English men and women believed in supernatural as well as natural ways of understanding and treating mental illness.[1] Even among the elite, religious and magical causation were embraced alongside naturalistic forms of explanation. Divine retribution, demonic possession, witchcraft, and the misalignment of one’s astrological signs were seen as being plausible explanations. Disequilibrium, of the humours, as credited to Hippocrates with applying this idea to medicine, was also an explanation.[2]

There were many ways in which to explain, cope with, and cure the mad. The religious, the astrological, the magical, and the psychological were used alongside or in place of organically based medical interventions.[3]

Clerics, astrologers, village wizards, and folk magicians were as likely as surgeons and apothecaries to be summoned to help fight the malignity of mental disorder.[4]

It’s been argued that very few of the accused witches in Stuart England were in fact insane, but that the accusers were far more likely to be suffering from some form of mental disorder. Witchcraft beliefs in Stuart England were rarely used to attack the mentally ill, and instead were used to explain mental illness in many cases.[5] Histories of psychiatry have contended that those accused of being witches during the late medieval and early modern period were mentally disturbed, in that there was a great upsurge of mental disorders in the 15th century, the mentally disturbed were considered to be witches, and that witches were mentally disturbed because they confessed to bizarre and impossible happenings, exhibited localized analgesia, and were sometimes insensitive to torture.[6]

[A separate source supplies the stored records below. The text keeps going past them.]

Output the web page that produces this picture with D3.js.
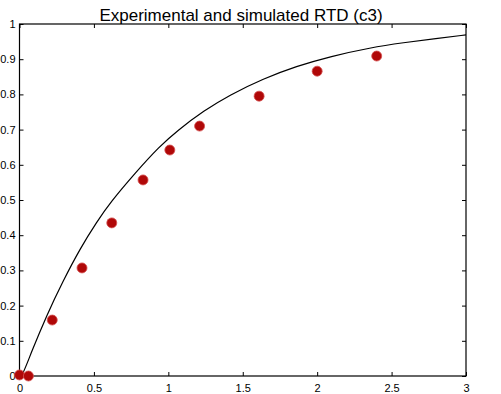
<!DOCTYPE html>
<html><head><meta charset="utf-8">
<script src="https://cdn.jsdelivr.net/npm/d3@7"></script>
<style>body{margin:0;background:#fff;}svg{display:block;}</style>
</head><body>
<script>
const expT = [0, 0.06, 0.22, 0.42, 0.62, 0.83, 1.01, 1.21, 1.61, 2.0, 2.4];
const expY = [0.003, 0.0, 0.159, 0.307, 0.435, 0.557, 0.642, 0.71, 0.795, 0.866, 0.909];
const simT = [0, 0.019, 0.08, 0.18, 0.29, 0.41, 0.52, 0.61, 0.78, 0.94, 1.06, 1.24, 1.41, 1.64, 1.86, 2.09, 2.36, 2.58, 2.8, 3.0];
const simY = [0, 0, 0.068, 0.17, 0.268, 0.364, 0.438, 0.493, 0.578, 0.652, 0.697, 0.754, 0.798, 0.845, 0.88, 0.908, 0.933, 0.947, 0.959, 0.969];
const xTicks = [0, 0.5, 1, 1.5, 2, 2.5, 3];
const yTicks = [0, 0.1, 0.2, 0.3, 0.4, 0.5, 0.6, 0.7, 0.8, 0.9, 1];
const title = "Experimental and simulated RTD (c3)";

const W = 501, H = 394;
const L = 19.5, R = 466, T = 24, B = 376;
const svg = d3.select("body").append("svg").attr("width", W).attr("height", H);
const x = d3.scaleLinear().domain([0, 3]).range([L, R]);
const y = d3.scaleLinear().domain([0, 1]).range([B, T]);

const font = "'Liberation Sans', Arial, sans-serif";
const fmt = d => String(d);

svg.append("g").attr("transform", `translate(0,${B})`)
  .call(d3.axisBottom(x).tickValues(xTicks).tickSize(-4).tickPadding(8).tickFormat(fmt))
  .call(g => { g.select(".domain").remove(); g.selectAll("text").attr("font-size", 11).attr("font-family", font).attr("fill", "#000"); });
svg.append("g").attr("transform", `translate(0,${T})`)
  .call(d3.axisTop(x).tickValues(xTicks).tickSize(-4).tickFormat(""))
  .call(g => g.select(".domain").remove());
svg.append("g").attr("transform", `translate(${L},0)`)
  .call(d3.axisLeft(y).tickValues(yTicks).tickSize(-4).tickPadding(4).tickFormat(fmt))
  .call(g => { g.select(".domain").remove(); g.selectAll("text").attr("font-size", 11).attr("font-family", font).attr("fill", "#000"); });
svg.append("g").attr("transform", `translate(${R},0)`)
  .call(d3.axisRight(y).tickValues(yTicks).tickSize(-4).tickFormat(""))
  .call(g => g.select(".domain").remove());

svg.append("rect").attr("x", L).attr("y", T).attr("width", R - L).attr("height", B - T)
  .attr("fill", "none").attr("stroke", "#000").attr("stroke-width", 1.2);

svg.append("text").attr("x", 241).attr("y", 21).attr("text-anchor", "middle")
  .attr("font-family", font).attr("font-size", 17).text(title);

const sim = simT.map((t, i) => [t, simY[i]]);
svg.append("path").datum(sim)
  .attr("d", d3.line().x(d => x(d[0])).y(d => y(d[1])).curve(d3.curveBasis))
  .attr("fill", "none").attr("stroke", "#000").attr("stroke-width", 1.2);

const pts = expT.map((t, i) => [t, expY[i]]);
svg.append("g").selectAll("circle").data(pts).join("circle")
  .attr("cx", d => x(d[0])).attr("cy", d => y(d[1])).attr("r", 5)
  .attr("fill", "#b00808").attr("stroke", "#d45050").attr("stroke-width", 0.8);
</script>
</body></html>
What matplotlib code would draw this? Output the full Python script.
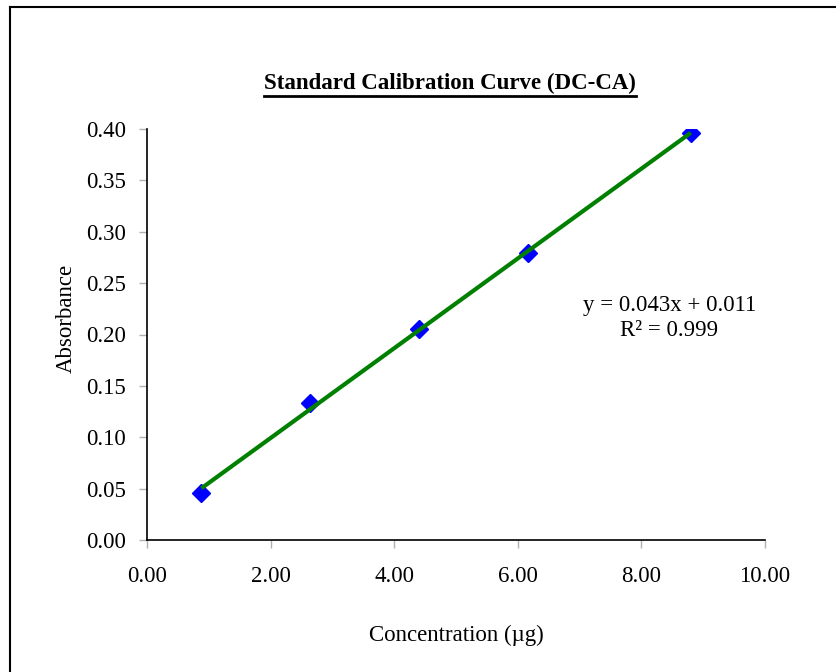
import numpy as np
import matplotlib
matplotlib.use("Agg")
import matplotlib.pyplot as plt
from matplotlib.lines import Line2D

plt.rcParams["font.family"] = ["Liberation Serif", "DejaVu Serif"]

# calibration data
concentration = [0.88, 2.64, 4.40, 6.16, 8.80]
absorbance = [0.046, 0.133, 0.205, 0.279, 0.396]
x_ticks = [0, 2, 4, 6, 8, 10]
y_ticks = [0.00, 0.05, 0.10, 0.15, 0.20, 0.25, 0.30, 0.35, 0.40]
equation_text = "y = 0.043x + 0.011\nR² = 0.999"

FS = 16.5

fig = plt.figure(figsize=(8.36, 6.72), dpi=100)
ax = fig.add_axes([147 / 836, 1 - 540 / 672, 618 / 836, 411 / 672])

# linear trendline over the data range
slope, intercept = np.polyfit(concentration, absorbance, 1)
xs = np.array([min(concentration), max(concentration)])
ax.plot(xs, slope * xs + intercept, color="#008000", lw=3, zorder=3, solid_capstyle="butt")
ax.plot(concentration, absorbance, linestyle="none", marker="D", ms=9,
        color="#0000ff", zorder=2)

ax.set_xlim(0, 10)
ax.set_ylim(0, 0.40)
ax.set_xticks(x_ticks)
ax.set_yticks(y_ticks)
ax.set_xticklabels([f"{v:.2f}" for v in x_ticks])
ax.set_yticklabels([f"{v:.2f}" for v in y_ticks])
ax.tick_params(direction="out", length=6, width=1, color="#b0b0b0",
               labelsize=FS)
ax.tick_params(axis="y", pad=9)
ax.tick_params(axis="x", pad=13)
for side in ("top", "right"):
    ax.spines[side].set_visible(False)
for side in ("left", "bottom"):
    ax.spines[side].set_linewidth(1.2)

ax.set_xlabel("Concentration (µg)", fontsize=FS)
ax.xaxis.set_label_coords(0.5, -0.207)
ax.set_ylabel("Absorbance", fontsize=FS)
ax.yaxis.set_label_coords(-0.113, 0.54)

ax.text(0.845, 0.54, equation_text, transform=ax.transAxes, ha="center",
        va="center", fontsize=FS, linespacing=1.2)

title = fig.text(450 / 836, 1 - 83 / 672, "Standard Calibration Curve (DC-CA)",
                 ha="center", va="center", fontsize=FS, fontweight="bold")

# underline the title
fig.canvas.draw()
bb = title.get_window_extent().transformed(fig.transFigure.inverted())
fig.add_artist(Line2D([bb.x0, bb.x1], [bb.y0 - 0.003, bb.y0 - 0.003],
                      color="black", lw=2))

# chart frame (only top and left edges fall inside the image)
fig.add_artist(Line2D([9.5 / 836, 1.01], [1 - 7 / 672, 1 - 7 / 672], color="black", lw=1.5))
fig.add_artist(Line2D([9.5 / 836, 9.5 / 836], [-0.01, 1 - 7 / 672], color="black", lw=1.5))

fig.savefig("out.png", dpi=100)
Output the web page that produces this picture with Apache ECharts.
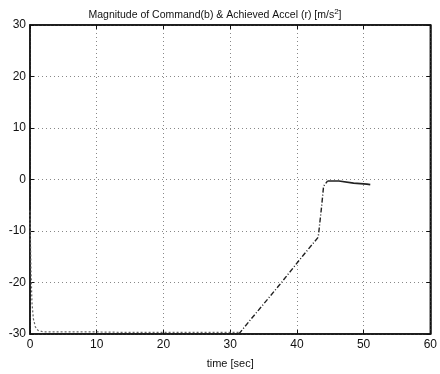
<!DOCTYPE html>
<html>
<head>
<meta charset="utf-8">
<script src="https://cdn.jsdelivr.net/npm/echarts@6/dist/echarts.min.js"></script>
<style>
  html, body { margin: 0; padding: 0; background: #fff; }
  #chart { width: 440px; height: 374px; }
</style>
</head>
<body>
<div id="chart"></div>
<script>
// Axis ticks
const xTicks = [0, 10, 20, 30, 40, 50, 60];
const yTicks = [-30, -20, -10, 0, 10, 20, 30];

// Commanded acceleration magnitude (b), m/s^2
const cmdTime = [0, 0.15, 0.3, 0.5, 0.8, 1.2, 2, 5, 10, 15, 20, 25, 31.3];
const cmdVal  = [-6, -18, -24, -27, -28.6, -29.3, -29.6, -29.6, -29.6, -29.7, -29.7, -29.7, -29.7];

// Achieved acceleration (r): linear build-up
const rampTime = [31.3, 33.0, 35.0, 37.5, 40.9, 43.2, 43.7, 44.0, 44.6];
const rampVal  = [-30, -27.3, -24.2, -20.3, -14.8, -11.2, -5.3, -1.3, -0.3];

// Achieved acceleration (r): settled tail
const tailTime = [44.6, 46.3, 48.5, 50.5, 51.0];
const tailVal  = [-0.3, -0.3, -0.7, -0.9, -1.0];

const pairs = (t, v) => t.map((x, i) => [x, v[i]]);

const FONT = 'Liberation Sans, Arial, sans-serif';
const gridLine = { show: true, lineStyle: { color: '#888', type: [1, 3], width: 1 } };
const frameLine = { show: true, onZero: false, lineStyle: { color: '#111', width: 1.5 } };
const tick = { show: true, inside: true, length: 4, lineStyle: { color: '#111' } };

const chart = echarts.init(document.getElementById('chart'), null, { renderer: 'canvas' });
chart.setOption({
  animation: false,
  backgroundColor: '#fff',
  title: {
    text: 'Magnitude of Command(b) & Achieved Accel (r) [m/s{s|2}]',
    left: 210, top: 3, textAlign: 'center',
    textStyle: {
      fontFamily: FONT, fontSize: 10.5, fontWeight: 'normal', color: '#111',
      rich: { s: { fontFamily: FONT, fontSize: 8, verticalAlign: 'top', padding: [0, 0, 6, 0], color: '#111' } }
    }
  },
  grid: { left: 30, right: 4, top: 25, bottom: 40, show: true, borderColor: '#111', borderWidth: 1.5 },
  xAxis: [{
    type: 'value', min: xTicks[0], max: xTicks[xTicks.length - 1], interval: 10,
    name: 'time [sec]', nameLocation: 'middle', nameGap: 24,
    nameTextStyle: { fontFamily: FONT, fontSize: 11, color: '#111' },
    axisLine: frameLine, axisTick: tick,
    axisLabel: { fontFamily: FONT, fontSize: 12, color: '#111', margin: 5 },
    splitLine: gridLine
  }, {
    type: 'value', position: 'top', min: xTicks[0], max: xTicks[xTicks.length - 1], interval: 10,
    axisLine: frameLine, axisTick: tick,
    axisLabel: { show: false }, splitLine: { show: false }
  }],
  yAxis: [{
    type: 'value', min: yTicks[0], max: yTicks[yTicks.length - 1], interval: 10,
    axisLine: frameLine, axisTick: tick,
    axisLabel: { fontFamily: FONT, fontSize: 12, color: '#111', margin: 4 },
    splitLine: gridLine
  }, {
    type: 'value', position: 'right', min: yTicks[0], max: yTicks[yTicks.length - 1], interval: 10,
    axisLine: frameLine, axisTick: tick,
    axisLabel: { show: false }, splitLine: { show: false }
  }],
  series: [{
    name: 'Command (b)', type: 'line', showSymbol: false,
    data: pairs(cmdTime, cmdVal),
    lineStyle: { color: '#666', width: 1.2, type: [2, 2] }
  }, {
    name: 'Achieved (r) ramp', type: 'line', showSymbol: false,
    data: pairs(rampTime, rampVal),
    lineStyle: { color: '#222', width: 1.4, type: [5, 2, 1, 2] }
  }, {
    name: 'Achieved (r) settled', type: 'line', showSymbol: false,
    data: pairs(tailTime, tailVal),
    lineStyle: { color: '#222', width: 1.6 }
  }]
});
</script>
</body>
</html>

  1. Scull, Andrew, The Most Solitary of Afflictions: Madness and Society in Britain, 1700-1900. (New Haven: Yale University Press, 2005), 175.
  2. Scull, 176.
  3. Ibid.
  4. Ibid.
  5. Du Barry, Stephanie, The Witch and the Demoniac in Tudor and Stuart England, 1994, accessed April 3. 2012, from http://www.witchtrials.co.uk/insanity.html.
  6. Spanos, Nicholas P, “Witchcraft in Histories of Psychiatry: A critical analysis and an alternative conceptualization”, Psychological Bulletin, 85 (1978), p. 417.